Pension apprehension

Strange to say, one problem plaguing teachers is the size of their pensions. Not the usual, hefty pensions that threaten to sink school districts such as Los Angeles Unified, but the ones that shortchange teachers who enter the field later in life.

Under little-known provisions of the Social Security Act, people who make mid-career switches to teaching or certain other public-sector work can lose a significant portion of their federal retirement benefits. The rules don’t affect people who paid into Social Security for a full 30 years, but they do cut into the benefits of those who make the switch earlier. Even if a teacher’s spouse has paid into Social Security for three decades, survivor benefits for the teacher would be reduced.

One of these measures, the so-called windfall elimination provision, was adopted in 1983 to prevent people from piling up public pensions from, say, careers in the military and law enforcement, from which employees can retire at relatively young ages with sizable pensions, and then adding a full Social Security retirement package by working jobs covered by the federal program. But for teachers and some other public servants, the biggest share of pension money kicks in during the last few years of work. With partial pensions and shrunken Social Security benefits, those who work in these sectors for a limited number of years could end up worse off than if they had never switched careers.

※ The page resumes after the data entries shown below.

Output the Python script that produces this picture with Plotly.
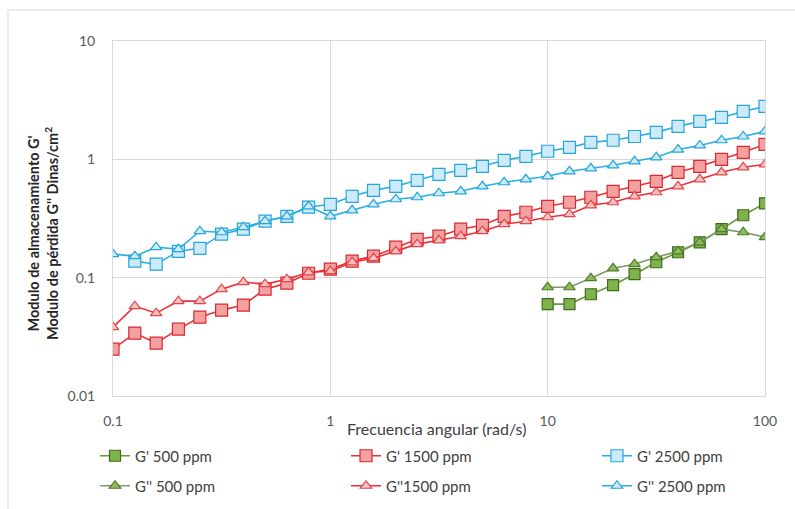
import plotly.graph_objects as go

# angular frequency grid (rad/s), 10 points per decade
freq_all = [0.1, 0.126, 0.158, 0.2, 0.251, 0.316, 0.398, 0.501, 0.631, 0.794,
            1.0, 1.26, 1.58, 2.0, 2.51, 3.16, 3.98, 5.01, 6.31, 7.94,
            10.0, 12.6, 15.8, 20.0, 25.1, 31.6, 39.8, 50.1, 63.1, 79.4, 100.0]

freq_500 = freq_all[20:]
freq_2500_gp = freq_all[1:]

gp_500 = [0.0598, 0.0598, 0.0724, 0.0866, 0.107, 0.135, 0.164, 0.199, 0.257, 0.337, 0.425]
gpp_500 = [0.083, 0.083, 0.099, 0.12, 0.13, 0.149, 0.167, 0.199, 0.257, 0.242, 0.22]

gp_1500 = [0.0249, 0.0340, 0.0280, 0.0367, 0.0464, 0.0532, 0.0586, 0.0800, 0.0899, 0.109,
           0.118, 0.138, 0.152, 0.181, 0.211, 0.224, 0.257, 0.277, 0.330, 0.357,
           0.401, 0.434, 0.478, 0.537, 0.592, 0.652, 0.777, 0.873, 1.0, 1.146, 1.338]
gpp_1500 = [0.0382, 0.0575, 0.0501, 0.0633, 0.0633, 0.0800, 0.0916, 0.0882, 0.0971, 0.111,
            0.1135, 0.135, 0.146, 0.167, 0.192, 0.207, 0.224, 0.247, 0.283, 0.300,
            0.324, 0.344, 0.409, 0.434, 0.487, 0.527, 0.592, 0.678, 0.777, 0.856, 0.907]

gp_2500 = [0.138, 0.130, 0.167, 0.177, 0.233, 0.257, 0.300, 0.330, 0.394, 0.417,
           0.487, 0.547, 0.592, 0.665, 0.747, 0.808, 0.873, 0.981, 1.06, 1.17,
           1.26, 1.39, 1.45, 1.56, 1.69, 1.90, 2.09, 2.26, 2.54, 2.80]
gpp_2500 = [0.158, 0.152, 0.181, 0.174, 0.247, 0.242, 0.267, 0.300, 0.330, 0.401,
            0.330, 0.371, 0.417, 0.460, 0.478, 0.517, 0.537, 0.592, 0.640, 0.678,
            0.719, 0.792, 0.840, 0.890, 0.962, 1.04, 1.21, 1.31, 1.45, 1.56, 1.72]

x_ticks = [0.1, 1, 10, 100]
x_tick_text = ["0.1", "1", "10", "100"]
y_ticks = [0.01, 0.1, 1, 10]
y_tick_text = ["0.01", "0.1", "1", "10"]

series = [
    ("G' 500 ppm", freq_500, gp_500, "square", "#6a9a3a", "#7fb24a", "#3f6b1f", 11),
    ("G' 1500 ppm", freq_all, gp_1500, "square", "#ee2f36", "#f2a0a0", "#d9282f", 12),
    ("G' 2500 ppm", freq_2500_gp, gp_2500, "square", "#27b0e6", "#cdeaf8", "#27a4d8", 12),
    ("G'' 500 ppm", freq_500, gpp_500, "triangle-up", "#7d9a68", "#8fbc5a", "#4d7a2a", 10),
    ("G''1500 ppm", freq_all, gpp_1500, "triangle-up", "#ee2f36", "#f7c0c0", "#e0474c", 10),
    ("G'' 2500 ppm", freq_all, gpp_2500, "triangle-up", "#27b0e6", "#cdeaf8", "#27a4d8", 10),
]

# plot area in pixels: left 113, right 765, top 41, bottom 396
PL, PR, PT, PB = 113, 765, 41, 396
def px_x(x):
    return (x - PL) / (PR - PL)
def px_y(y):
    return (PB - y) / (PB - PT)

legend_pos = [(95, 456), (346, 456), (597, 456), (95, 486), (346, 486), (597, 486)]

fig = go.Figure()
legend_layouts = {}
for i, (name, xs, ys, sym, lc, fc, ec, sz) in enumerate(series):
    lid = "legend" if i == 0 else f"legend{i+1}"
    fig.add_trace(go.Scatter(
        x=xs, y=ys, name=name, mode="lines+markers", legend=lid,
        line=dict(color=lc, width=1.6),
        marker=dict(symbol=sym, size=sz, color=fc, line=dict(color=ec, width=1.2)),
    ))
    lx, ly = legend_pos[i]
    legend_layouts[lid] = dict(
        orientation="h", x=px_x(lx), xanchor="left", y=px_y(ly), yanchor="middle",
        font=dict(size=15, color="#404040"), itemwidth=30, bgcolor="rgba(0,0,0,0)",
    )

grid = "#d9d9d9"
fig.update_layout(
    width=795, height=509,
    margin=dict(l=PL, r=795 - PR, t=PT, b=509 - PB, autoexpand=False),
    paper_bgcolor="white", plot_bgcolor="white",
    font=dict(family="Lato, 'Liberation Sans', sans-serif", size=14, color="#404040"),
    showlegend=True,
    xaxis=dict(type="log", range=[-1, 2], tickvals=x_ticks, ticktext=x_tick_text,
               showgrid=True, gridcolor=grid, gridwidth=1, zeroline=False,
               showline=True, linecolor=grid, mirror=True, ticks="",
               ticklabelstandoff=12,
               tickfont=dict(size=14, color="#595959")),
    yaxis=dict(type="log", range=[-2, 1], tickvals=y_ticks, ticktext=y_tick_text,
               showgrid=True, gridcolor=grid, gridwidth=1, zeroline=False,
               showline=True, linecolor=grid, mirror=True, ticks="",
               ticklabelstandoff=14,
               tickfont=dict(size=14, color="#595959")),
    annotations=[
        dict(text="Frecuencia angular (rad/s)", xref="paper", yref="paper",
             x=px_x(436), y=px_y(428), xanchor="center", yanchor="middle", showarrow=False,
             font=dict(size=16, color="#404040")),
        dict(text="<b>Modulo de almacenamiento G'<br>Modulo de pérdida G'' Dinas/cm<sup>2</sup></b>",
             xref="paper", yref="paper", x=px_x(43), y=px_y(234), xanchor="center", yanchor="middle",
             textangle=-90, showarrow=False, font=dict(size=14.5, color="#262626")),
    ],
    shapes=[
        dict(type="rect", xref="paper", yref="paper", x0=px_x(8), x1=1.2, y0=-0.5, y1=px_y(10),
             line=dict(color="#d9d9d9", width=1), fillcolor="rgba(0,0,0,0)", layer="below"),
    ],
    **legend_layouts,
)

fig.write_html("out.html")
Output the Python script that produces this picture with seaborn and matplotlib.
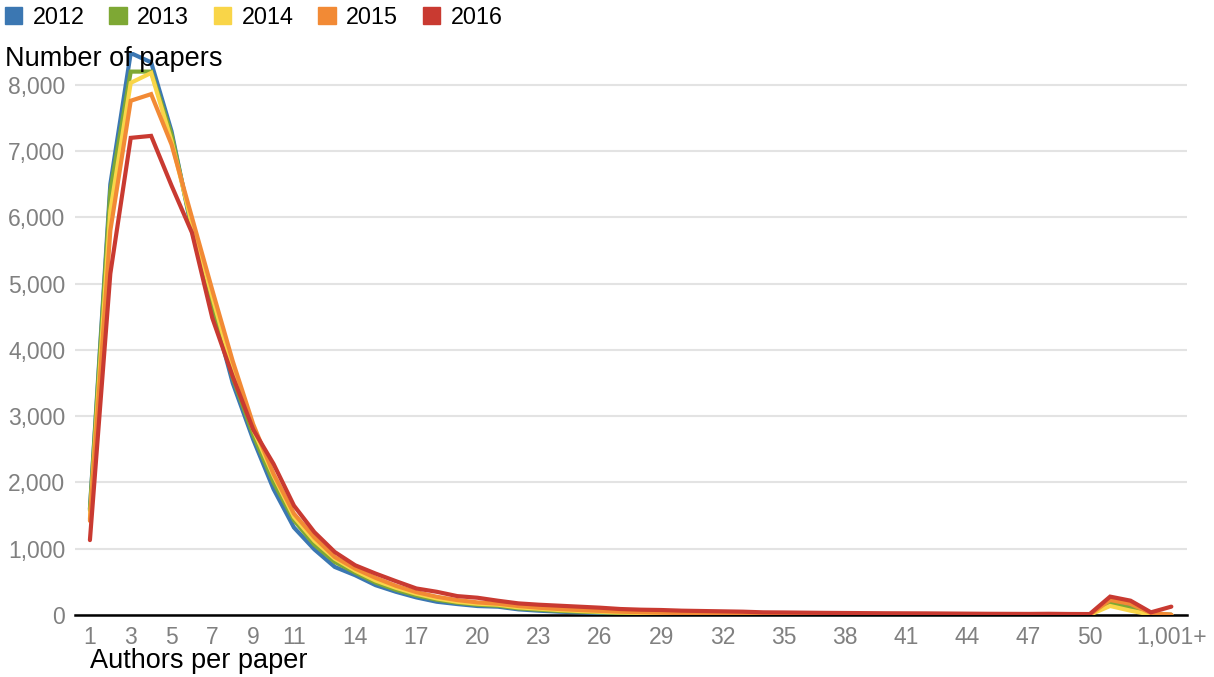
import matplotlib
matplotlib.use("Agg")
import matplotlib.pyplot as plt
from matplotlib.patches import Patch
from matplotlib.ticker import FuncFormatter
import seaborn as sns
import pandas as pd

# categories on the x axis (number of authors)
authors = [str(n) for n in range(1, 51)] + ["51–100", "101–500", "501–1,000", "1,001+"]
shown_ticks = ["1", "3", "5", "7", "9", "11", "14", "17", "20", "23", "26", "29",
               "32", "35", "38", "41", "44", "47", "50", "1,001+"]

years = ["2012", "2013", "2014", "2015", "2016"]
colors = ["#3b77b2", "#7ea834", "#f9d548", "#f28a35", "#c93a31"]

papers_2012 = [1600, 6500, 8480, 8340, 7300, 5800, 4650, 3500, 2650, 1900, 1320, 990,
               725, 600, 450, 350, 265, 200, 165, 135, 125, 85,
               65, 50, 40, 30, 22, 18, 15, 12, 10, 8, 7, 6,
               5, 5, 4, 4, 4, 3, 3, 3, 3, 2, 2, 2, 2, 2, 2, 2,
               196, 126, 25, 2]
papers_2013 = [1580, 6400, 8200, 8200, 7250, 5850, 4700, 3580, 2720, 2000, 1430, 1060,
               800, 640, 490, 380, 295, 230, 185, 155, 140, 100,
               80, 62, 50, 40, 30, 24, 20, 16, 13, 11, 9, 8,
               7, 6, 6, 5, 5, 4, 4, 4, 3, 3, 3, 3, 3, 3, 2, 2,
               176, 100, 15, 2]
papers_2014 = [1450, 6100, 8030, 8180, 7150, 5900, 4800, 3700, 2800, 2100, 1480, 1120,
               850, 670, 520, 410, 320, 250, 200, 170, 155, 115,
               95, 75, 60, 48, 38, 30, 25, 20, 17, 14, 12, 10,
               9, 8, 7, 7, 6, 6, 5, 5, 5, 4, 4, 4, 4, 3, 3, 3,
               136, 65, 5, 2]
papers_2015 = [1420, 5800, 7760, 7860, 7100, 6000, 4900, 3830, 2880, 2130, 1530, 1170,
               875, 700, 560, 440, 345, 275, 225, 190, 170, 135,
               110, 90, 75, 62, 50, 42, 35, 29, 25, 21, 18, 15,
               14, 13, 12, 11, 10, 9, 9, 8, 8, 7, 7, 6, 6, 6, 5, 5,
               226, 166, 30, 5]
papers_2016 = [1130, 5150, 7200, 7230, 6480, 5770, 4480, 3600, 2800, 2280, 1650, 1250,
               950, 750, 625, 510, 400, 350, 285, 260, 215, 175,
               155, 140, 125, 110, 90, 80, 75, 65, 60, 55, 50, 40,
               38, 35, 32, 30, 28, 26, 25, 24, 22, 20, 18, 17, 16, 18, 15, 14,
               277, 216, 40, 126]

series = [papers_2012, papers_2013, papers_2014, papers_2015, papers_2016]
frames = []
for year, vals in zip(years, series):
    frames.append(pd.DataFrame({"pos": range(len(authors)), "authors": authors,
                                "papers": vals, "year": year}))
df = pd.concat(frames, ignore_index=True)

sns.set_style("white")
plt.rcParams['font.family'] = ['Liberation Sans', 'DejaVu Sans']

fig = plt.figure(figsize=(12.14, 6.77), dpi=100)
ax = fig.add_axes([0.0618, 0.0916, 0.916, 0.832])

sns.lineplot(data=df, x="pos", y="papers", hue="year", palette=colors,
             linewidth=3, legend=False, ax=ax, solid_joinstyle="miter")

ax.set_xlim(-0.73, 53.77)
ax.set_ylim(0, 8500)
ax.set_yticks(range(0, 8001, 1000))
ax.yaxis.set_major_formatter(FuncFormatter(lambda v, p: f"{int(v):,}"))
ax.set_xticks([authors.index(t) for t in shown_ticks])
ax.set_xticklabels(shown_ticks)
ax.tick_params(axis="both", length=0, labelsize=16.5, colors="#808080")
ax.tick_params(axis="y", pad=7)
ax.tick_params(axis="x", pad=8)
ax.grid(axis="y", color="#e3e3e3", linewidth=1.5)
ax.set_axisbelow(True)
for s in ["top", "right", "left"]:
    ax.spines[s].set_visible(False)
ax.spines["bottom"].set_color("black")
ax.spines["bottom"].set_linewidth(1.8)
ax.spines["bottom"].set_zorder(1)

ax.set_xlabel("")
ax.set_ylabel("")
fig.text(5 / 1214, 1 - 66 / 677, "Number of papers", fontsize=19.5, color="black",
         ha="left", va="baseline")
fig.text(90 / 1214, 1 - 668 / 677, "Authors per paper", fontsize=19.5, color="black",
         ha="left", va="baseline")

handles = [Patch(facecolor=c, edgecolor=c) for c in colors]
fig.legend(handles, years, loc="upper left", bbox_to_anchor=(-0.0075, 1.012), ncol=5,
           frameon=False, fontsize=16.8, labelcolor="black", handlelength=0.75,
           handleheight=0.75, handletextpad=0.45, columnspacing=1.05, borderaxespad=0.2)

fig.savefig("out.png", dpi=100)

The windfall provision reduces benefits for workers who have “substantial earnings” from jobs that were covered by Social Security if they later receive public pensions from jobs in which they did not pay into the federal system. The formula is complicated, but the average loss to affected teachers in California has been estimated at $3,900 a year. A separate provision reduces spousal and survivor benefits when one spouse has a government pension.


The issue has gained urgency in recent years because schools are trying to recruit more math and science teachers, and hope to woo them from the ranks of people who already work in related fields. Most of these people make higher salaries in the private sector; the pension hit is another disincentive for them to consider teaching.

As a matter of fairness, Social Security shouldn’t punish people for switching jobs. As a matter of smart public policy, the federal government should encourage qualified professionals to enter teaching. Sen. Dianne Feinstein (D-Calif.) is leading the congressional effort to fix this, but her Social Security Fairness Act would go too far, repealing the provisions altogether and costing $60 billion over 10 years.

Overly generous public pensions are crippling government budgets, and the future funding of Social Security is in doubt. The provisions should be tweaked toward fairness, not thrown out completely.